#### Exercise objective
Search the data below for the string "with". Extract every line that contains it.
• • • • • • •
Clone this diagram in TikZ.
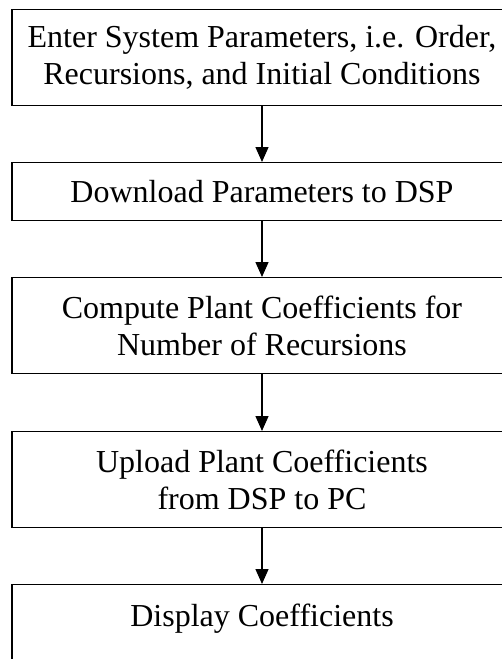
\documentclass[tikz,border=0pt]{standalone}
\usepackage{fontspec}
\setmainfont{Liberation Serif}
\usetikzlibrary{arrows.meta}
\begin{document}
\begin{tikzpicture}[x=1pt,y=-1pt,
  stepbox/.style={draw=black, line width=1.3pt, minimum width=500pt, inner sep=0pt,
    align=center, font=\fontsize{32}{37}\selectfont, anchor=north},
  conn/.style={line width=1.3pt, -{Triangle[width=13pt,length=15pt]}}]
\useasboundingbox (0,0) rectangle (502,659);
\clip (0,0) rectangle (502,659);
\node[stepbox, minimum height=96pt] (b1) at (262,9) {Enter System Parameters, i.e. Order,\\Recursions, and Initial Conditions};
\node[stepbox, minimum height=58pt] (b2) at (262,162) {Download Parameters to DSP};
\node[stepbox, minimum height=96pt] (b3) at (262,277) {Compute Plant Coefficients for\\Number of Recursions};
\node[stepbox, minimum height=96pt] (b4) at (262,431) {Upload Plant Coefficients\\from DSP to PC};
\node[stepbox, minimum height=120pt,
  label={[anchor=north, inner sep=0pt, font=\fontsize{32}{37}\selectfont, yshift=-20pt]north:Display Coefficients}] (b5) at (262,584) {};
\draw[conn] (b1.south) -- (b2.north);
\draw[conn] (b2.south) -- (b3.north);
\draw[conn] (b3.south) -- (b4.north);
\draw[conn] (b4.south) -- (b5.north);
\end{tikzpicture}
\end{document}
• • • • • • •
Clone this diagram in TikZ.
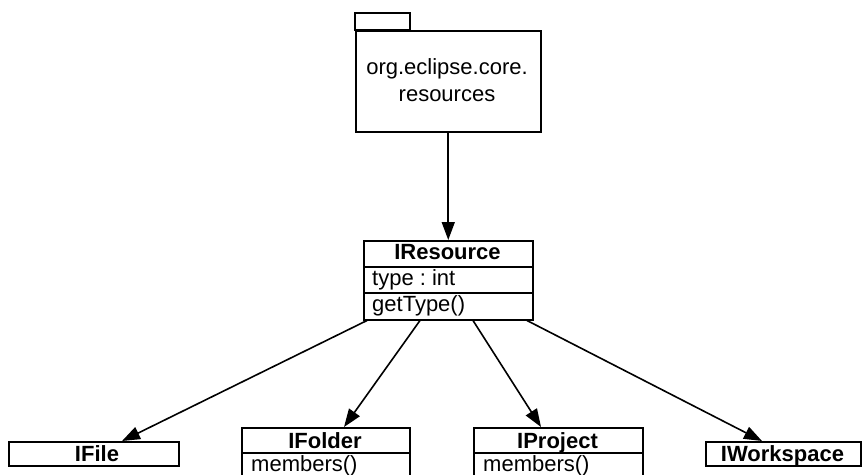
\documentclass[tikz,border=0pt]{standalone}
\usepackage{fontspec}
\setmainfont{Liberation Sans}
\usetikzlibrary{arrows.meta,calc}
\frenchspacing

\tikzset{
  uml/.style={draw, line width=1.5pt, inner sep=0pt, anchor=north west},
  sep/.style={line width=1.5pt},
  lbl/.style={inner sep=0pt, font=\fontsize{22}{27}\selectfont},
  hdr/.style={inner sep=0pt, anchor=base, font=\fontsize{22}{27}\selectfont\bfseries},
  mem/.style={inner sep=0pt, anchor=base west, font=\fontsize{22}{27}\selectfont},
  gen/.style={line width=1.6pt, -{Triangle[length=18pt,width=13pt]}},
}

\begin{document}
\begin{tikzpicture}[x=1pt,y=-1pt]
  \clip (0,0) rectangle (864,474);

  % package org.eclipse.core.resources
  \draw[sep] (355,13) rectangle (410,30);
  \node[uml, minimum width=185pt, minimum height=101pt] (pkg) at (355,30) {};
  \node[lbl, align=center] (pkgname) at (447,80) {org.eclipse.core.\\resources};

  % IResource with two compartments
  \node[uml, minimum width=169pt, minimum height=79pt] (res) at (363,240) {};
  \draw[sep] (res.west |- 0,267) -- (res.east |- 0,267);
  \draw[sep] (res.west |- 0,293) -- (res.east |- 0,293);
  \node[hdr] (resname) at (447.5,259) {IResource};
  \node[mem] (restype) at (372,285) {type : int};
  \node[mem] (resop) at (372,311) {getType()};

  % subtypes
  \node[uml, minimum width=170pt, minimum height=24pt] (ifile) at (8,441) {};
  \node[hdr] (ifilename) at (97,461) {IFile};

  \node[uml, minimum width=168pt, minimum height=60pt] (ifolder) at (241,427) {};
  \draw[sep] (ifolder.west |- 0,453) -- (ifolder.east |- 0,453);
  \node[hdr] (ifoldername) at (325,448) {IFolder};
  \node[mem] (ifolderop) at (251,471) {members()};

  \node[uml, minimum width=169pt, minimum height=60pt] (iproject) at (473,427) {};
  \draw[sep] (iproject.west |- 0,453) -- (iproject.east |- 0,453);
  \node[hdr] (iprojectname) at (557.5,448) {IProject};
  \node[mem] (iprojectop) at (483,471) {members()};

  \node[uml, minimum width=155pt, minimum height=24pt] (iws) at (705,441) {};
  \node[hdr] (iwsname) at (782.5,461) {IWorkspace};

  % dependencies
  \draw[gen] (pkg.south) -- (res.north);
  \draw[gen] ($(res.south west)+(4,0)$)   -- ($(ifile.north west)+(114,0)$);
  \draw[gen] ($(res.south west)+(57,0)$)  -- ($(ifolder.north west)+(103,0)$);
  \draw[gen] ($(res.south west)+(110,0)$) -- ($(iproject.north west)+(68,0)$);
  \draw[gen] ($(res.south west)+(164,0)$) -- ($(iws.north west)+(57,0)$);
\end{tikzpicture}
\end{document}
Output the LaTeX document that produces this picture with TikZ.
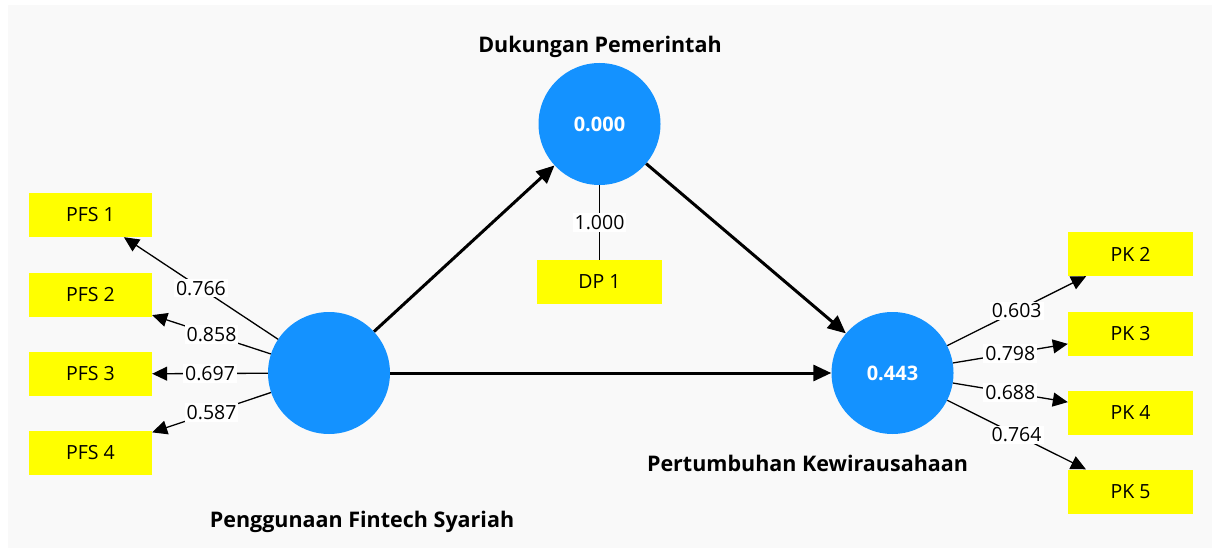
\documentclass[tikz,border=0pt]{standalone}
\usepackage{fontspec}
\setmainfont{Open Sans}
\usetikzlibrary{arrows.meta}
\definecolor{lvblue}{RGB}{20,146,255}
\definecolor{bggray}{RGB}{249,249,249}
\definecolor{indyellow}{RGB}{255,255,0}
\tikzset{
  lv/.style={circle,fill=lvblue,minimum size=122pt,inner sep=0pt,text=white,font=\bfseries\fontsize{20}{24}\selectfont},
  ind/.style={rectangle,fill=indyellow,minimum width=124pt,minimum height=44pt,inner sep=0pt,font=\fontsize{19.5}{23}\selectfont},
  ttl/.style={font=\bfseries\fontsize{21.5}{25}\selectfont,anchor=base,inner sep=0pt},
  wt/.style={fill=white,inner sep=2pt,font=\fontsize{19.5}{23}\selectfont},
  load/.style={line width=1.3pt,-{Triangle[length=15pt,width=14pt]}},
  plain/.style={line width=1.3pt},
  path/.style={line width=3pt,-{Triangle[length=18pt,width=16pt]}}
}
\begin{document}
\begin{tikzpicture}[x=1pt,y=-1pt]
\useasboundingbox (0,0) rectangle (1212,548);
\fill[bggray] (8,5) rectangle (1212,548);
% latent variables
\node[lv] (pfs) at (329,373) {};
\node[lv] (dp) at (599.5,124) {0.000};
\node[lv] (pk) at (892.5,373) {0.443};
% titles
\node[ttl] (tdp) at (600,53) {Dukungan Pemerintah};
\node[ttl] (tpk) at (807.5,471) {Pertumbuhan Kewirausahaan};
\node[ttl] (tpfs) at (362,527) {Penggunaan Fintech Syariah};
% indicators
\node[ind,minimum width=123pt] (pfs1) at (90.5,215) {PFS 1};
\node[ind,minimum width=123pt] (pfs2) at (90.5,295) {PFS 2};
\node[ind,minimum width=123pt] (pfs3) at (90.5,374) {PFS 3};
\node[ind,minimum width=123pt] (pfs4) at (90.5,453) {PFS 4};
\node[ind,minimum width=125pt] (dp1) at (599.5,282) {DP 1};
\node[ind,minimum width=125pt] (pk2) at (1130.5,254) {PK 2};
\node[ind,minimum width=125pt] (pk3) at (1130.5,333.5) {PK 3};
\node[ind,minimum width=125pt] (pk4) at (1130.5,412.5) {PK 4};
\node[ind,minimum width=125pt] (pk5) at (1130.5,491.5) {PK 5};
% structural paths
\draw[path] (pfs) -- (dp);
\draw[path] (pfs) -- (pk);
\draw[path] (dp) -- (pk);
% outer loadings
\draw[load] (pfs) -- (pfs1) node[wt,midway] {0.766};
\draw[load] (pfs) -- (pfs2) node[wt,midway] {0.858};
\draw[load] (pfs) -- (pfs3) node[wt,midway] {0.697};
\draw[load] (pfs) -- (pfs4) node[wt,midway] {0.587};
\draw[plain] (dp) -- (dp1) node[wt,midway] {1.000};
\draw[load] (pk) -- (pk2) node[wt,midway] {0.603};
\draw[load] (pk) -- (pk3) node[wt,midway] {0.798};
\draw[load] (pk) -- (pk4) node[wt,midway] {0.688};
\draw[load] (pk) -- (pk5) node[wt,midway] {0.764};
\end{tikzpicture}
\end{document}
• • • • • • •
#### Task result
  % IResource with two compartments
Output the LaTeX document that produces this picture with TikZ.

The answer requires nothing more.